Cosmic Log has published a story titled Blue Origin Revealed, where you can read and learn about Blue Origin, which is Jeff Bezos aerospace company – see pictures and a short video of their successful maiden test flight of their Goddard rocket vertical-take-off-and-landing vehicle.

It is great to see their accomplishments, especially after having met some of the folks behind it – an awesome group of people, scientists and engineers, and I was immediately convinced they had the right stuff, and would be successful: because of the people involved, and because of their do-it-right-and-safely long-term approach to this very high risk, empirical venture, from hardware to software to people to processes. It is as their motto reads “Gradatim Ferociter” which translates to “Step by Step, Courageously”.



This story, their maiden test flight, has a personal emotional effect on me. Back in 2003 I interviewed with Blue Origin, and got a job offer from them, to help develop their onboard software… but due to family circumstances at that time, I was not able to take the job and move to Seattle; this is one of those opportunities in life that I look back and kick myself… but life goes on.

Note that Blue Origin is currently looking for engineers…

Congratulations to the Blue Origin team!

ceo

[Via Weblogsky]

12 Dec

STS-116, so far so good

I have been so busy, that I totally missed the fact that the Shuttle STS-116 crew had launched last Saturday onboard Orbiter Discovery (OV-103); the first night launch in 4 years. Night launches are one of the most spectacular things to watch, and see how literally night becomes day for a couple of minutes while the bird flies up, and up…
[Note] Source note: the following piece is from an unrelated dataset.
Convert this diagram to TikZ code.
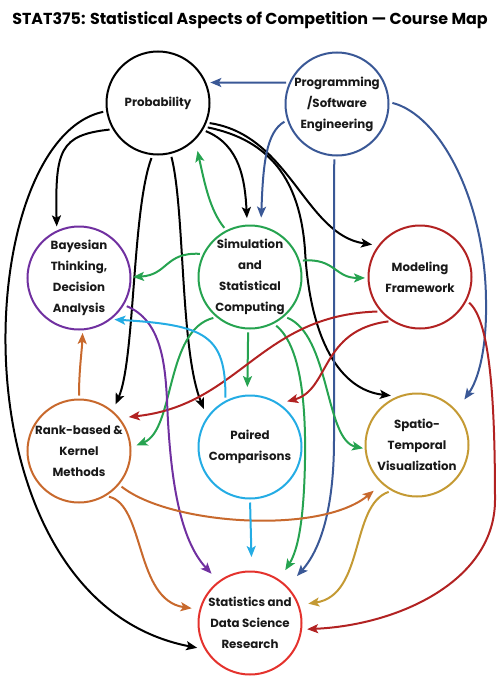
\documentclass[tikz,border=0pt]{standalone}
\usepackage{fontspec}
\setmainfont{Poppins}
\usetikzlibrary{arrows.meta}
\definecolor{txt}{RGB}{25,25,25}
\definecolor{cprog}{RGB}{58,88,150}
\definecolor{cbay}{RGB}{112,48,160}
\definecolor{csim}{RGB}{38,163,80}
\definecolor{cmod}{RGB}{178,34,34}
\definecolor{crank}{RGB}{200,105,45}
\definecolor{cpair}{RGB}{36,172,228}
\definecolor{cspat}{RGB}{196,154,52}
\definecolor{cres}{RGB}{228,50,45}
\begin{document}
\begin{tikzpicture}[x=1pt,y=-1pt,
  ring/.style={circle,minimum size=103pt,inner sep=0pt,line width=2pt,draw},
  lbl/.style={align=center,inner sep=0pt,text=txt,font=\bfseries\fontsize{11.8}{21}\selectfont},
  edge/.style={line width=2pt,-{Stealth[length=11pt,width=9pt,inset=2.5pt]},shorten <=3pt,shorten >=3pt}]
\useasboundingbox (0,0) rectangle (500,680);
\node[text=black,font=\bfseries\fontsize{15.9}{18}\selectfont,inner sep=0pt] (title) at (250,20) {STAT375: Statistical Aspects of Competition — Course Map};
% nodes
\node[ring,draw=black] (prob) at (158,103) {};
\node[lbl] (probt) at (prob) {Probability};
\node[ring,draw=cprog] (prog) at (337,104) {};
\node[lbl] (progt) at (prog) {Programming\\/Software\\Engineering};
\node[ring,draw=cbay] (bay) at (79,278) {};
\node[lbl] (bayt) at (bay) {Bayesian\\Thinking,\\Decision\\Analysis};
\node[ring,draw=csim] (sim) at (250,277) {};
\node[lbl] (simt) at (sim) {Simulation\\and\\Statistical\\Computing};
\node[ring,draw=cmod] (mod) at (420,277) {};
\node[lbl] (modt) at (mod) {Modeling\\Framework};
\node[ring,draw=crank] (rank) at (79,451) {};
\node[lbl] (rankt) at (rank) {Rank-based \&\\Kernel\\Methods};
\node[ring,draw=cpair] (pair) at (250,447) {};
\node[lbl] (pairt) at (pair) {Paired\\Comparisons};
\node[ring,draw=cspat] (spat) at (417,445) {};
\node[lbl] (spatt) at (spat) {Spatio-\\Temporal\\Visualization};
\node[ring,draw=cres] (res) at (250,623) {};
\node[lbl] (rest) at (res) {Statistics and\\Data Science\\Research};
% Probability
\draw[edge,black,shorten >=7.5pt] (prob.189) .. controls (-30,140) and (-50,600) .. (res.210);
\draw[edge,black,shorten >=4pt] (prob.210) .. controls (60,135) and (55,150) .. (bay.115);
\draw[edge,black,shorten >=7pt] (prob.264) .. controls (132,210) and (135,360) .. (rank.50);
\draw[edge,black,shorten >=8.5pt] (prob.284) .. controls (185,210) and (180,350) .. (pair.145);
\draw[edge,black,shorten >=6.5pt] (prob.329) .. controls (240,145) and (245,180) .. (sim.93);
\draw[edge,black,shorten >=6pt] (prob.338) .. controls (290,135) and (305,235) .. (mod.143);
\draw[edge,black,shorten >=6.5pt] (prob.333) .. controls (270,140) and (300,180) .. (305,250) .. controls (310,340) and (340,390) .. (spat.112);
% Programming
\draw[edge,cprog,shorten >=4pt] (prog.156) -- (prob.23);
\draw[edge,cprog,shorten >=8pt] (prog.198) .. controls (266,132) and (263,165) .. (sim.78);
\draw[edge,cprog,shorten >=14pt] (prog.267) -- (334,440) .. controls (334,510) and (320,550) .. (res.44);
\draw[edge,cprog,shorten >=13.5pt] (prog.2) .. controls (440,115) and (485,200) .. (486,300) .. controls (487,350) and (478,380) .. (spat.41);
% Simulation
\draw[edge,csim,shorten >=11pt] (sim.117) .. controls (210,210) and (205,185) .. (prob.315);
\draw[edge,csim,shorten >=1.5pt] (sim.154) .. controls (165,252) and (168,275) .. (bay.1);
\draw[edge,csim,shorten >=2.5pt] (sim.18) .. controls (335,258) and (335,278) .. (mod.181);
\draw[edge,csim,shorten >=5.5pt] (sim.230) .. controls (165,330) and (175,430) .. (rank.4);
\draw[edge,csim,shorten >=7.5pt] (sim.268) -- (pair.93);
\draw[edge,csim,shorten >=1.6pt] (sim.311) .. controls (330,335) and (325,440) .. (spat.184);
\draw[edge,csim,shorten >=11pt] (sim.297) .. controls (300,345) and (306,400) .. (305,460) .. controls (304,520) and (298,550) .. (res.56);
% Modeling
\draw[edge,cmod,shorten >=9pt] (mod.221) .. controls (260,315) and (240,405) .. (rank.39);
\draw[edge,cmod,shorten >=8pt] (mod.237) .. controls (320,330) and (330,390) .. (pair.56);
\draw[edge,cmod,shorten >=5pt] (mod.333) .. controls (490,320) and (495,400) .. (495,500) .. controls (495,580) and (400,625) .. (res.353);
% Bayesian
\draw[edge,cbay,shorten >=10pt] (bay.329) .. controls (160,320) and (165,360) .. (167,400) .. controls (170,480) and (180,540) .. (res.127);
% Rank
\draw[edge,crank,shorten >=2.6pt] (rank.90) .. controls (79,370) and (82,350) .. (bay.274);
\draw[edge,crank,shorten >=10.5pt] (rank.320) .. controls (170,525) and (320,535) .. (spat.228);
\draw[edge,crank,shorten >=7.7pt] (rank.301) .. controls (145,505) and (135,600) .. (res.165);
% Paired
\draw[edge,cpair,shorten >=3pt] (pair.118) .. controls (226,335) and (205,325) .. (bay.308);
\draw[edge,cpair,shorten >=13.5pt] (pair.270) -- (res.88);
% Spatio
\draw[edge,cspat,shorten >=9pt] (spat.241) .. controls (350,505) and (365,595) .. (res.20);
\end{tikzpicture}
\end{document}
Because it was a night launch, engineers on the ground must rely mainly on radar to track and analyze falling (ice) particles that might hit the vehicle, as (obviously) photography can't be leveraged that much during the night, except for what the bright solid rocket boosters (SRBs) and main engines can help the engineers see. But the good news is that “so far so good”, and with the new procedures put in place to visually check the vehicle and even try to fix damage tiles etc while in orbit, something that should have, and which BTW was considered and proposed by many engineers many years ago, are finally now in place:


During tonight’s Mission Status Briefing, Mission Management Team Chairman John Shannon said that engineers have completed the first review of Sunday’s inspection of the orbiter’s heat shield. “The team has looked and gone through and done their first pass on all of the wing leading-edge RCCs and the nose cap,” Shannon said, “and has identified no issues. It is a very rigorous process.”

The goal of the STS-116 mission is to continue growing/expanding the station itself, for example, this mission will install the P5 integrated truss using the shuttle’s robotic arm. See the Shuttle's website for more information on the current Space Shuttle mission.

In addition, the Shuttle mission will impact the current Space Station crew:


The Expedition 14 crew lost one member and gained another Monday night during the first crew exchange at the International Space Station during a shuttle mission in four years.

See the Station's website for more information on the current Space Station Expedition.

Congratulations and good luck to the crew of STS-116, and Expedition 14…

ceo

21 Sep

12 Astronauts in Space, Station is now Half Built

12 Astronauts in space at the same time… I think that is a new record, isn't? 6 astronauts in the Shuttle STS-115, 3 in the space station, and 3 in the Soyuz spacecraft… Lots of tense people on the ground monitoring 3 manned spacecrafts at the same time… Pretty cool.

Lots of good news… The Shuttle STS-115 crew is safe at home (see landing image gallery), and Expedition 14 has safely docked with the Space Station. Expedition 13 and 14 are in the station, and the first woman private space explorer is up there with them.

The International Space Station is now half built, and the plan is to complete construction by 2010.

Congrats to the crew of STS-115, Expedition 13, and Expedition 14, and to Anousheh Ansari.